Aktif dan pasif akan lebih relevan jika berdiri pada konteks relasi subjek-objek dalam kalimat tersebut. Melalui konteks tersebut, maka kita akan tahu impresi apa yang muncul saat menggunakan kalimat aktif atau pasif. Manfaatnya kita jadi bisa memilih menggunakan kalimat aktif atau pasif sesuai tujuan.
Memahami konteks membuat kita memandang bahasa sebagai sebuah alat untuk mencapai tujuan, bukan tujuan itu sendiri.
Mungkin saya keliru atau terlalu gegabah menyimpulkan, beragam konten mengenai bahasa hari-hari ini kadang menaruhnya bukan sebagai alat, tapi sebagai tujuan.
Semangat yang muncul kemudian, ini benar dan itu salah. Menurut saya yang lebih penting adalah ini kontekstual, sementara yang itu tidak. Seperti sejarah, dalam bahasa yang penting bukan hanya benar dan faktual, tapi juga kontekstual.
Saya ingat komentar Goenawan Mohamad (GM) ketika merespons bahasa alay. Menurutnya, bahasa adalah cermin masyarakat itu sendiri. “Masyarakat tidak bisa dibayangkan hanya sebagai sebuah konsensus, tetapi juga arena persaingan, bentrokan dan sisih menyisihkan. Bahasa mencerminkan itu semua,” ujarnya.
Sebagai sebuah cermin masyarakat, saya takut semangat model menertibkan bahasa juga berarti menertibkan pikiran kita. “Aparat penertib bahasa” jangan-jangan tak bedanya dengan penentu mana yang baik dan buruk.
Ajip Rosidi dalam esainya yang berjudul “Logika dalam Bahasa” menyentil soal tertib bahasa ini. Ia menulis, “Para pakar bahasa Indonesia mempunyai kecenderungan hendak menata, bahkan ‘menertibkan’ pemakaian bahasa Indonesia, antaranya membuat segalanya agar ‘logis’.”

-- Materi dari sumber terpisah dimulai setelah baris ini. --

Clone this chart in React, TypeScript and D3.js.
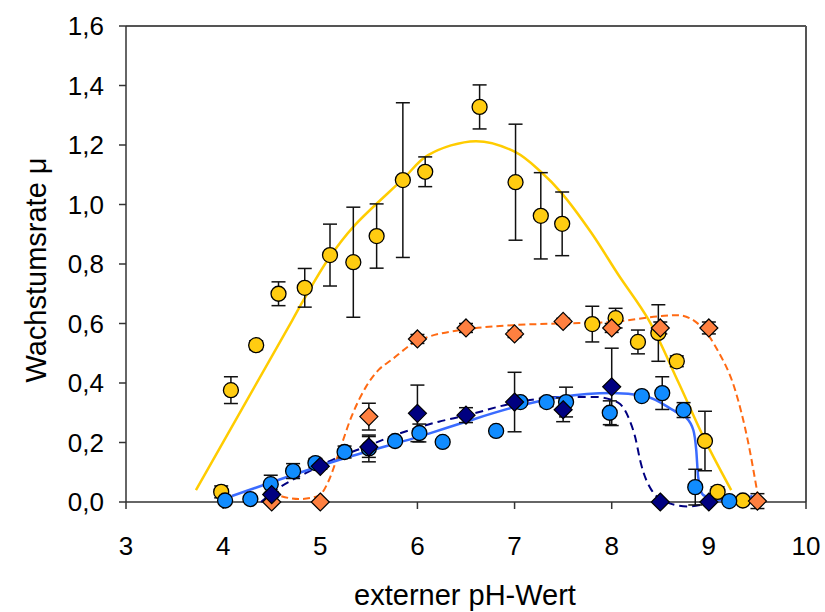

Menarik ketika dalam pengantar buku Bus, Bis, Bas: Berbagai Masalah Bahasa Indonesia, Ajip juga menulis bahwa bahasa kita membanggakan karena bahasa Indonesia egaliter. Menurutnya, bahasa kita sangat cocok untuk masyarakat demokratis yang hendak kita bangun.
Membaca tulisan Ajip tersebut, saya jadi bertanya apakah semangat egaliter yang mendorong polisi bahasa menertibkan bahasa kita? Atau jangan-jangan sekadar ingin menarik garis batas intelektual antara “kami” dengan “kalian”?
Saya jadi ingat apa yang terjadi setelah rapat-rapat dengan teman-teman PNS. Dulu, perspektif teman-teman kebanyakan apa yang ingin negara lakukan, apa yang ingin pemerintah lakukan. Cara berbahasa mereka seperti cermin bagaimana negara begitu otoritatif tentang apa yang paling ideal.
Menyenangkan ketika melihat perspektifnya mulai berubah. Kini mulai muncul narasi apa yang relevan bagi publik. Perubahan itu terjadi bukan karena satu hal besar, tapi rentetan debat dalam rapat. Terjadi karena kita bernegosiasi tentang bahasa, tentang mana yang terbaik bagi kita, bukan mana yang benar bagi kami.